Most grandparents aren't even aware they can get help in sorting through their options. Groups such as the Guardianship Assistance Desk in Chicago and the Parent Place in Springfield can provide legal advocates and assistance to grandparents who can't afford lawyers.
Christi Clifton, the court advocate for the Parent Place, says she deals mostly with relative caretakers who want legal guardianship. This status grants them power to make all decisions and protects the children if the unstable parent returns. "The security that legal guardianship offers is worth more than its weight in gold."
She sees more clients in August and September, when grandparents realize a few months too late that their summer visitors have become permanent guests and need to be registered for the new school year.
While awareness of services is low, once grandparents walk in the door of a state agency, they become connected to an entire network of assistance. Barb Schwartz, coordinator of the Department on Aging's Grandparents Raising Grandchildren program, says her agency relies on these word-of-mouth referrals because the hidden population of grandparents raising grandchildren is "falling through the cracks."
Harvey says she avoided falling through the cracks by making sure the Springfield and Chicago offices of Children and Family Services were on the same page. The key, she says, is keeping detailed documentation. "Everything leads back to paper. If you don't have some type of paper trail, then [grandparents] lose out on a lot of resources for their [grand]children."
Schwartz believes the state should launch an advertising campaign and hire more caseworkers to deal with grandparents. But, she notes, the state's social service agencies weren't designed with relative caretakers in mind.
She also suggests all counties appoint court advocates to help grandparents adopt or become legal guardians.
Policies differ throughout the state. Some counties require an attorney, which can be costly for already financially strapped grandparents.
A Department of Children and Family Services program does provide some funds for legal assistance. A grandparent can receive up to $500 to pay court fees through the Extended Family Support Program. There also is help through the nonprofit Area Agencies on Aging.
However, some of their funding is tied to a federal requirement that grandparents be age 60 or older. The catch is that fewer than a third of Illinois grandparents who are raising their grandchildren meet this age requirement. "Just because the services are out there doesn't mean [everyone] qualifies."
Schwartz says legislators are making moves in the right direction. "We are getting there, but we have to pick up the speed.

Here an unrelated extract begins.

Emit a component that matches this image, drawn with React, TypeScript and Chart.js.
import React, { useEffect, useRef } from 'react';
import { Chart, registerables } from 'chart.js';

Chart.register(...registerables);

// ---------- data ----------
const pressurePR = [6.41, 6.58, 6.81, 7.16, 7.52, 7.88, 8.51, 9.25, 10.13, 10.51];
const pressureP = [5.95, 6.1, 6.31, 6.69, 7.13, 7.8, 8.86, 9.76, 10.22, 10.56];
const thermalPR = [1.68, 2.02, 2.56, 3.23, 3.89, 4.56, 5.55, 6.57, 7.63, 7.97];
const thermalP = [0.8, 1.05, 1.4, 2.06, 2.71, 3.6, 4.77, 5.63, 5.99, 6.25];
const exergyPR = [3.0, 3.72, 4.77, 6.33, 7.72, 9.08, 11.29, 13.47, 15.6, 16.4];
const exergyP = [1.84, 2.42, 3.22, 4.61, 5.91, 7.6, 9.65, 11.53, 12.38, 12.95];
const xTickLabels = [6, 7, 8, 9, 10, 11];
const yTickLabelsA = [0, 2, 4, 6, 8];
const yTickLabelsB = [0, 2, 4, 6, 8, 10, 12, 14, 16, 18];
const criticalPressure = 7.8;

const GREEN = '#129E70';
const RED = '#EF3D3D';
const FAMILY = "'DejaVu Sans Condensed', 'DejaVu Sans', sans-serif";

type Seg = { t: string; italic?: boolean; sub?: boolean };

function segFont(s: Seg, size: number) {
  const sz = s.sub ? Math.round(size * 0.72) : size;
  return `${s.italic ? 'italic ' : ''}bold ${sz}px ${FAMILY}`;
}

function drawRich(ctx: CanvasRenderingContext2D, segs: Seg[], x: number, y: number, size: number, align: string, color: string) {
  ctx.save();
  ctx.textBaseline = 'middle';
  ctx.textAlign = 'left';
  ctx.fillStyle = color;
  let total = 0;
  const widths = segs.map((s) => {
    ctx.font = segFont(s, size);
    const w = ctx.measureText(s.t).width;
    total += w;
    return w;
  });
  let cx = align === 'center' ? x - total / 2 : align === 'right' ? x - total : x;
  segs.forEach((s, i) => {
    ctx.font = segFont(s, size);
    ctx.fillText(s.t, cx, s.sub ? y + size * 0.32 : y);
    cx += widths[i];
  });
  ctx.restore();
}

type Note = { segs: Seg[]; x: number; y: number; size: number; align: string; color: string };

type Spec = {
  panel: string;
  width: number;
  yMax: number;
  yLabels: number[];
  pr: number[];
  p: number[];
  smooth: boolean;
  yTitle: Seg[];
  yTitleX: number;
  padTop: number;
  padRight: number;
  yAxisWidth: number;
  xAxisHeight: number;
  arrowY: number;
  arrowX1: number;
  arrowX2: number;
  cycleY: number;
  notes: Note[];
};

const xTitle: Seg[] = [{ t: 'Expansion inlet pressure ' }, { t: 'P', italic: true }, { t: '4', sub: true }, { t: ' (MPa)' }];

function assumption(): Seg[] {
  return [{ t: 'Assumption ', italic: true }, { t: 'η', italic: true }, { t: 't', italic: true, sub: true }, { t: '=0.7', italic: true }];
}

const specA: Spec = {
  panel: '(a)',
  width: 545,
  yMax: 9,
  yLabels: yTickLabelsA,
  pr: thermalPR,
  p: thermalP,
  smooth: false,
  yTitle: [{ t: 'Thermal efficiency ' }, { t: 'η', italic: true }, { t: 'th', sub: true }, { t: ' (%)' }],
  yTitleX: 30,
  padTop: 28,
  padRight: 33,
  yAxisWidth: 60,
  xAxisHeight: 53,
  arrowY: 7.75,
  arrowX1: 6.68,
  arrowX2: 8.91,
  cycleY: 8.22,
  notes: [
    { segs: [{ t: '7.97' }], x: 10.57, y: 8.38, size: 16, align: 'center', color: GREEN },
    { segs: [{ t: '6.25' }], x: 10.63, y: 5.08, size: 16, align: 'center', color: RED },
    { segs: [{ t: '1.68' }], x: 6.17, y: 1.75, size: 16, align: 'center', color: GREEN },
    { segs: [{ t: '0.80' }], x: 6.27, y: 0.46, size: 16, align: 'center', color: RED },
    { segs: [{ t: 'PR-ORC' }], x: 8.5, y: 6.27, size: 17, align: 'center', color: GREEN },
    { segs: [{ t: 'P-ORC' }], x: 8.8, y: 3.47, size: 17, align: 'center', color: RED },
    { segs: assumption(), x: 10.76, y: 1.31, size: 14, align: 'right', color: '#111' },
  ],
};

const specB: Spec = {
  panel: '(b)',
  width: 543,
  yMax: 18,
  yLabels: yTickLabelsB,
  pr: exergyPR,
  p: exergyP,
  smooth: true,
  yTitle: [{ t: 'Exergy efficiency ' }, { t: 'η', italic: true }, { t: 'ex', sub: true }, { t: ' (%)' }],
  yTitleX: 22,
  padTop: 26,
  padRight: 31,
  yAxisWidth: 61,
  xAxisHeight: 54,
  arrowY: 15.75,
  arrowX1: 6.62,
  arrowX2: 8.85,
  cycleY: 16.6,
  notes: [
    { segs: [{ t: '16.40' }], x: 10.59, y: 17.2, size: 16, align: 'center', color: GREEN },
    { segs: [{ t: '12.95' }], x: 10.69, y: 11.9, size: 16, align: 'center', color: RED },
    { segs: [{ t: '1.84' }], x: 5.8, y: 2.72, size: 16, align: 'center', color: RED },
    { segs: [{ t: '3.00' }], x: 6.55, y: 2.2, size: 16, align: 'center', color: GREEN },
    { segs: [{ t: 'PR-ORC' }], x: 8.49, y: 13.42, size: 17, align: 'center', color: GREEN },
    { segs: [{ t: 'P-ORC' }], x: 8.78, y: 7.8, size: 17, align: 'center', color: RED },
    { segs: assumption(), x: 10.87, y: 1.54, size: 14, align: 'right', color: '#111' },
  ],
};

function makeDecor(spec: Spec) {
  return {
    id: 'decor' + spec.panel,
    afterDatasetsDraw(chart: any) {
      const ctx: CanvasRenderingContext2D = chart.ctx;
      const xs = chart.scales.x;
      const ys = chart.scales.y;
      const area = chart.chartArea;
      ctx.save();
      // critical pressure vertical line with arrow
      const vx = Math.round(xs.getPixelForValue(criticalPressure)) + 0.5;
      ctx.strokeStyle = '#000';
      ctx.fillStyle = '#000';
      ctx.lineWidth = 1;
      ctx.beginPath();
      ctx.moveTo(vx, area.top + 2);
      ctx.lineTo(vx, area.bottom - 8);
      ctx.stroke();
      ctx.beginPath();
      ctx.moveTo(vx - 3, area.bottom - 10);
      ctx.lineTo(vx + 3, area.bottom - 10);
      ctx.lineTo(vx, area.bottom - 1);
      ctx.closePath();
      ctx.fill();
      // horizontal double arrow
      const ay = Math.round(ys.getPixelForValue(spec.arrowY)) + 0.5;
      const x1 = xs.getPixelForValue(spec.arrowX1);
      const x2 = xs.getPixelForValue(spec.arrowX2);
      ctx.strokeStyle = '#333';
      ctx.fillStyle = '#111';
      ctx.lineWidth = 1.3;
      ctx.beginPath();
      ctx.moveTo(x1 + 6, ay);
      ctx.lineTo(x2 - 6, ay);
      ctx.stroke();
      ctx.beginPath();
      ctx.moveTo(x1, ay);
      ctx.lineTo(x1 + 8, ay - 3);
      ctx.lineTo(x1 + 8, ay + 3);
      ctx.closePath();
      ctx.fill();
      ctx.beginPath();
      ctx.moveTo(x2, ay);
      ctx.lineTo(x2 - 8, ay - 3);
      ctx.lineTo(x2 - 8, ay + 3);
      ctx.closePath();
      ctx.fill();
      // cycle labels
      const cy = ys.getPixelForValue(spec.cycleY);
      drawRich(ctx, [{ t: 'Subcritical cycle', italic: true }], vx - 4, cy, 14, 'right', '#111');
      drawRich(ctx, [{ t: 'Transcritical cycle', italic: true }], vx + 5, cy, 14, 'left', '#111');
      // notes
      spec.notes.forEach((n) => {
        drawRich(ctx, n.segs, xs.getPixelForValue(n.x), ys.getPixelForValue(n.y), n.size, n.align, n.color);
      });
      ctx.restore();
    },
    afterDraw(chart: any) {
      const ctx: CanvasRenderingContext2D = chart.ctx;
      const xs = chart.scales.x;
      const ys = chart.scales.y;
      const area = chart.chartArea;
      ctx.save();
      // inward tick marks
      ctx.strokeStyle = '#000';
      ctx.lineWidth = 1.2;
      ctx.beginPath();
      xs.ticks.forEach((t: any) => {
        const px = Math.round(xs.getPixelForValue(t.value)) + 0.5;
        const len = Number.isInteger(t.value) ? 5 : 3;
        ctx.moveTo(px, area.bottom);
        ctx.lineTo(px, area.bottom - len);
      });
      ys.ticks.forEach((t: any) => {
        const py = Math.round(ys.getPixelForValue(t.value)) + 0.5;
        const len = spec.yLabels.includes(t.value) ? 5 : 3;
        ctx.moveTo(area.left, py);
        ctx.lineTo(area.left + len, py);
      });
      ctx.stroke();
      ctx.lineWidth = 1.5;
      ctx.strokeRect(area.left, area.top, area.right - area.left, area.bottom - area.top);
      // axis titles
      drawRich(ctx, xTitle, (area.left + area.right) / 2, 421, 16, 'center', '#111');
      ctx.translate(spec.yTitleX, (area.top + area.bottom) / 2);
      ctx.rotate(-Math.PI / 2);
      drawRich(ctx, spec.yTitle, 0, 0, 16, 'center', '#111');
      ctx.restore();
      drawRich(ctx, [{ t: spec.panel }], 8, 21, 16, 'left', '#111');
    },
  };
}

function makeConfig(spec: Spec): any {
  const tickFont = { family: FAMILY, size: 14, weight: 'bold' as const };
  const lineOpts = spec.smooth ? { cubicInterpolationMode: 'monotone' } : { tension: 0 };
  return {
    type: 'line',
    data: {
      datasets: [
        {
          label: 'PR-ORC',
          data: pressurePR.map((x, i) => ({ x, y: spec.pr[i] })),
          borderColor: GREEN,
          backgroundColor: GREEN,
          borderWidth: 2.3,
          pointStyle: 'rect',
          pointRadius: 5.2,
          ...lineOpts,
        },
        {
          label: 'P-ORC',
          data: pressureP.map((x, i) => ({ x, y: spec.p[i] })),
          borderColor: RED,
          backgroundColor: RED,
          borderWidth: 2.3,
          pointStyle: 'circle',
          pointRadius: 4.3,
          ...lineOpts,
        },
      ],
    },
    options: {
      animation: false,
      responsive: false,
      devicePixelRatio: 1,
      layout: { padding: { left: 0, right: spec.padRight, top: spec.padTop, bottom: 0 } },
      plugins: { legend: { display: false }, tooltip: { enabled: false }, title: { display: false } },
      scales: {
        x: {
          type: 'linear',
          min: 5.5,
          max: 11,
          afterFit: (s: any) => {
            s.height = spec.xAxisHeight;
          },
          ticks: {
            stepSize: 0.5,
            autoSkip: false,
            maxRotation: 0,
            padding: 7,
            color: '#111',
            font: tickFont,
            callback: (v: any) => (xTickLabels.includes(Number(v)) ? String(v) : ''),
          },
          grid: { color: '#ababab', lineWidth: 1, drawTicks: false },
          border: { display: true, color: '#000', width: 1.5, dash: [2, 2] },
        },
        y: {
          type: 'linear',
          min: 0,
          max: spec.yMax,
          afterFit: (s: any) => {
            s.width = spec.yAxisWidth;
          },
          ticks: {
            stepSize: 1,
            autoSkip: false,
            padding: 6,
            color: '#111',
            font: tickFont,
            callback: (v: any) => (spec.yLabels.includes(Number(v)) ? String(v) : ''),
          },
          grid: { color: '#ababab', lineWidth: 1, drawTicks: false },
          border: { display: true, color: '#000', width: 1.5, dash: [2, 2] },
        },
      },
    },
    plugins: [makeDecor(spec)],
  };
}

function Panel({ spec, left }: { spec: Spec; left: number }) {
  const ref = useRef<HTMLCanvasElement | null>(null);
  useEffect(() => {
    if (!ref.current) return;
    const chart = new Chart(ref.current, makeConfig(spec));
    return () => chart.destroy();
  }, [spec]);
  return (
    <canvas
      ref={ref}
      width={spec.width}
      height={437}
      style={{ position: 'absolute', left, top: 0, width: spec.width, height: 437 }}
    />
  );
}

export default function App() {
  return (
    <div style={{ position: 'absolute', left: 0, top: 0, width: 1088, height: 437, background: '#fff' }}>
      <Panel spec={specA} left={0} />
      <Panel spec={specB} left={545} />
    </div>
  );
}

They need to look at the obstacles and needs and make services more accessible and effective."
Harvey says being a parent to seven boys is exhausting, but it gives her energy and pleasure. "My job is, keep them warm, fed, loved and housed."

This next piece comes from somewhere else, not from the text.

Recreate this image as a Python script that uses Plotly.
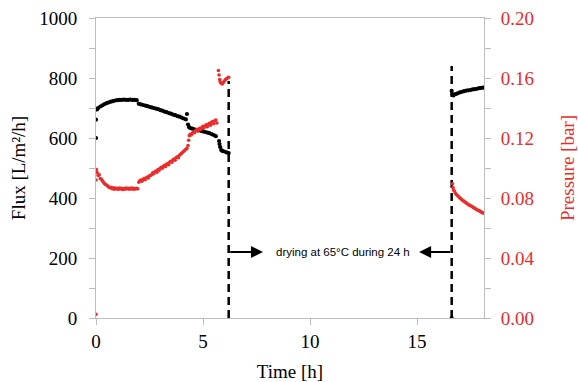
import plotly.graph_objects as go

# ---- data ----
t_flux_a = [0.0, 0.0, 0.05, 0.1, 0.2, 0.3, 0.4, 0.5, 0.6, 0.7, 0.8, 0.9, 1.0, 1.1, 1.2, 1.3, 1.4, 1.5,
            1.6, 1.7, 1.8, 1.9, 2.0, 2.1, 2.2, 2.3, 2.4, 2.5, 2.6, 2.7, 2.8, 2.9, 3.0, 3.1, 3.2, 3.3,
            3.4, 3.5, 3.6, 3.7, 3.8, 3.9, 4.0, 4.1, 4.2, 4.25, 4.3, 4.35, 4.4, 4.5, 4.6, 4.7, 4.8,
            4.9, 5.0, 5.1, 5.2, 5.3, 5.4, 5.5, 5.6, 5.75, 5.77, 5.8, 5.85, 5.9, 6.0, 6.1, 6.2]
flux_a = [661, 600, 695, 700, 705, 709, 713, 716, 719, 721, 723, 725, 726, 727, 727, 728, 727, 727,
          728, 727, 727, 726, 714, 712, 710, 708, 706, 704, 702, 700, 698, 696, 693, 691, 688, 686,
          683, 681, 678, 676, 673, 671, 668, 665, 662, 680, 645, 636, 633, 631, 629, 627, 626,
          624, 622, 620, 618, 616, 613, 610, 606, 590, 580, 570, 560, 557, 555, 552, 550]

t_flux_b = [16.62, 16.62, 16.65, 16.7, 16.8, 16.9, 17.0, 17.1, 17.2, 17.3, 17.4, 17.5, 17.6, 17.7,
            17.8, 17.9, 18.0, 18.1]
flux_b = [0, 757, 746, 742, 746, 749, 752, 754, 756, 758, 759, 760, 762, 763, 764, 766, 767, 768]

t_pres_a = [0.0, 0.0, 0.02, 0.05, 0.1, 0.15, 0.2, 0.25, 0.3, 0.35, 0.4, 0.45, 0.5, 0.55, 0.6, 0.65,
            0.7, 0.75, 0.8, 0.85, 0.9, 0.95, 1.0, 1.05, 1.1, 1.15, 1.2, 1.25, 1.3, 1.35, 1.4, 1.45,
            1.5, 1.55, 1.6, 1.65, 1.7, 1.75, 1.8, 1.85, 1.9, 1.95, 2.0, 2.05, 2.1, 2.15, 2.2, 2.25,
            2.3, 2.35, 2.4, 2.45, 2.5, 2.55, 2.6, 2.65, 2.7, 2.75, 2.8, 2.85, 2.9, 2.95, 3.0, 3.05,
            3.1, 3.15, 3.2, 3.25, 3.3, 3.35, 3.4, 3.45, 3.5, 3.55, 3.6, 3.65, 3.7, 3.75, 3.8, 3.85,
            3.9, 3.95, 4.0, 4.05, 4.1, 4.15, 4.2, 4.25, 4.3, 4.33, 4.36, 4.4, 4.45, 4.5, 4.55, 4.6,
            4.65, 4.7, 4.75, 4.8, 4.85, 4.9, 4.95, 5.0, 5.05, 5.1, 5.15, 5.2, 5.25, 5.3, 5.35, 5.4,
            5.45, 5.5, 5.55, 5.6, 5.65, 5.72, 5.75, 5.78, 5.8, 5.85, 5.9, 5.95, 6.0, 6.05, 6.1, 6.15, 6.2]
pres_a = [0.0025, 0.092, 0.099, 0.097, 0.095, 0.0955, 0.093, 0.0925, 0.0915, 0.0905, 0.0895, 0.089,
          0.0885, 0.088, 0.0872, 0.0868, 0.0872, 0.0862, 0.0868, 0.0858, 0.0866, 0.0860, 0.0864,
          0.0858, 0.0866, 0.0860, 0.0865, 0.0857, 0.0863, 0.0859, 0.0866, 0.0861, 0.0865, 0.0858,
          0.0864, 0.0860, 0.0866, 0.0859, 0.0863, 0.0860, 0.0865, 0.0861, 0.0905, 0.0915, 0.0920,
          0.0912, 0.0925, 0.0930, 0.0922, 0.0935, 0.0940, 0.0933, 0.0948, 0.0950, 0.0955, 0.0968,
          0.0962, 0.0975, 0.0980, 0.0972, 0.0990, 0.0985, 0.0998, 0.1005, 0.0998, 0.1012, 0.1018,
          0.1010, 0.1025, 0.1030, 0.1022, 0.1040, 0.1045, 0.1038, 0.1055, 0.1060, 0.1052, 0.1070,
          0.1075, 0.1068, 0.1085, 0.1092, 0.1098, 0.1105, 0.1112, 0.1118, 0.1125, 0.1132,
          0.1150, 0.1185, 0.1215, 0.1225, 0.1220, 0.1232, 0.1240, 0.1235, 0.1248, 0.1255, 0.1245,
          0.1260, 0.1265, 0.1255, 0.1270, 0.1278, 0.1268, 0.1282, 0.1288, 0.1275, 0.1292, 0.1298,
          0.1285, 0.1305, 0.1310, 0.1295, 0.1315, 0.1320, 0.1300, 0.1650, 0.1620, 0.1590, 0.1575,
          0.1565, 0.1560, 0.1570, 0.1580, 0.1590, 0.1595, 0.1600, 0.1605]

t_pres_b = [16.66, 16.68, 16.7, 16.75, 16.8, 16.85, 16.9, 16.95, 17.0, 17.05, 17.1, 17.15, 17.2,
            17.25, 17.3, 17.35, 17.4, 17.45, 17.5, 17.55, 17.6, 17.65, 17.7, 17.75, 17.8, 17.85,
            17.9, 17.95, 18.0, 18.05, 18.1]
pres_b = [0.0895, 0.0870, 0.0855, 0.0845, 0.0830, 0.0822, 0.0815, 0.0808, 0.0800, 0.0795, 0.0788,
          0.0782, 0.0778, 0.0772, 0.0766, 0.0762, 0.0757, 0.0752, 0.0748, 0.0745, 0.0740, 0.0735,
          0.0731, 0.0727, 0.0722, 0.0718, 0.0715, 0.0711, 0.0706, 0.0702, 0.0700]

dry_start, dry_end = 6.2, 16.62
dry_start_top, dry_end_top = 790, 840
arrow_level = 220
arrow_tip_right, arrow_tip_left = 7.8, 15.1
note_x = 11.52
note_text = "drying at 65°C during 24 h"

x_ticks = [0, 5, 10, 15]
flux_ticks = [0, 200, 400, 600, 800, 1000]
pres_ticks = [0.0, 0.04, 0.08, 0.12, 0.16, 0.20]

RED = "rgb(236,43,43)"
GRID = "#bdbdbd"
SERIF = "Liberation Serif, Times New Roman, serif"

fig = go.Figure()

fig.add_trace(go.Scatter(x=[dry_start, dry_start], y=[0, dry_start_top], mode="lines",
                         line=dict(color="black", width=2.5, dash="8px,5px"), showlegend=False))
fig.add_trace(go.Scatter(x=[dry_end, dry_end], y=[0, dry_end_top], mode="lines",
                         line=dict(color="black", width=2.5, dash="8px,5px"), showlegend=False))

fig.add_trace(go.Scatter(x=t_pres_a + t_pres_b, y=pres_a + pres_b, yaxis="y2", mode="markers",
                         marker=dict(color=RED, size=3.6), showlegend=False))
fig.add_trace(go.Scatter(x=t_flux_a + t_flux_b, y=flux_a + flux_b, mode="markers",
                         marker=dict(color="black", size=4.2), showlegend=False))

for tip, tail in [(arrow_tip_right, dry_start), (arrow_tip_left, dry_end)]:
    fig.add_annotation(x=tip, y=arrow_level, ax=tail, ay=arrow_level, xref="x", yref="y",
                       axref="x", ayref="y", text="", showarrow=True, arrowhead=2,
                       arrowsize=1.2, arrowwidth=2, arrowcolor="black")
fig.add_annotation(x=note_x, y=arrow_level, xref="x", yref="y", text=note_text, showarrow=False,
                   font=dict(family="Liberation Sans, Arial, sans-serif", size=11.5, color="black"))

fig.update_layout(
    width=578, height=382,
    margin=dict(l=96, r=94, t=18, b=64),
    plot_bgcolor="white", paper_bgcolor="white",
    font=dict(family=SERIF, size=19, color="black"),
    xaxis=dict(range=[0, 18.13], tickvals=x_ticks, ticks="outside", ticklen=6, tickcolor=GRID,
               showline=True, linecolor=GRID, linewidth=1, mirror=True, showgrid=False,
               zeroline=False, automargin=False,
               title=dict(text="Time [h]", font=dict(size=19), standoff=14),
               tickfont=dict(size=19)),
    yaxis=dict(range=[0, 1000], tickvals=flux_ticks, ticks="outside", ticklen=6, tickcolor=GRID,
               minor=dict(dtick=100, ticks="outside", ticklen=6, tickcolor=GRID),
               showline=True, linecolor=GRID, linewidth=1, showgrid=False, zeroline=False,
               automargin=False, ticklabelstandoff=8,
               title=dict(text="Flux [L/m²/h]", font=dict(size=19), standoff=8),
               tickfont=dict(size=19)),
    yaxis2=dict(range=[0, 0.2], tickvals=pres_ticks, tickformat=".2f", overlaying="y",
                side="right", ticks="outside", ticklen=6, tickcolor=GRID,
                minor=dict(dtick=0.02, ticks="outside", ticklen=6, tickcolor=GRID),
                showline=True, linecolor=GRID, linewidth=1, showgrid=False, zeroline=False,
                automargin=False, ticklabelstandoff=6,
                title=dict(text="Pressure [bar]", font=dict(size=19, color=RED), standoff=30),
                tickfont=dict(size=19, color=RED)),
)

fig.write_html("out.html", config={"displayModeBar": False},
               post_script="document.body.style.margin='0';")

Like all grandparents, she wants her boys to grow into educated young men. Her oldest plans to attend college this fall with his half-brother who lives in Skokie. A proposal introduced by state Rep. Lovana Jones might make this dream a reality. The Chicago Democrat's measure would create a $1,000 tuition grant for high school seniors who have a C average and live with their grandparents.
Though Harvey's daughter has not lived up to her potential, her grandsons have a chance. And that, says Harvey, is what matters to her.
Schwartz agrees. "Anybody with children knows there are no guarantees. There are no textbooks," she says.
"They make choices that [grandparents] have no control over. [And] those grandparents have to be there to pick up the pieces from their choices."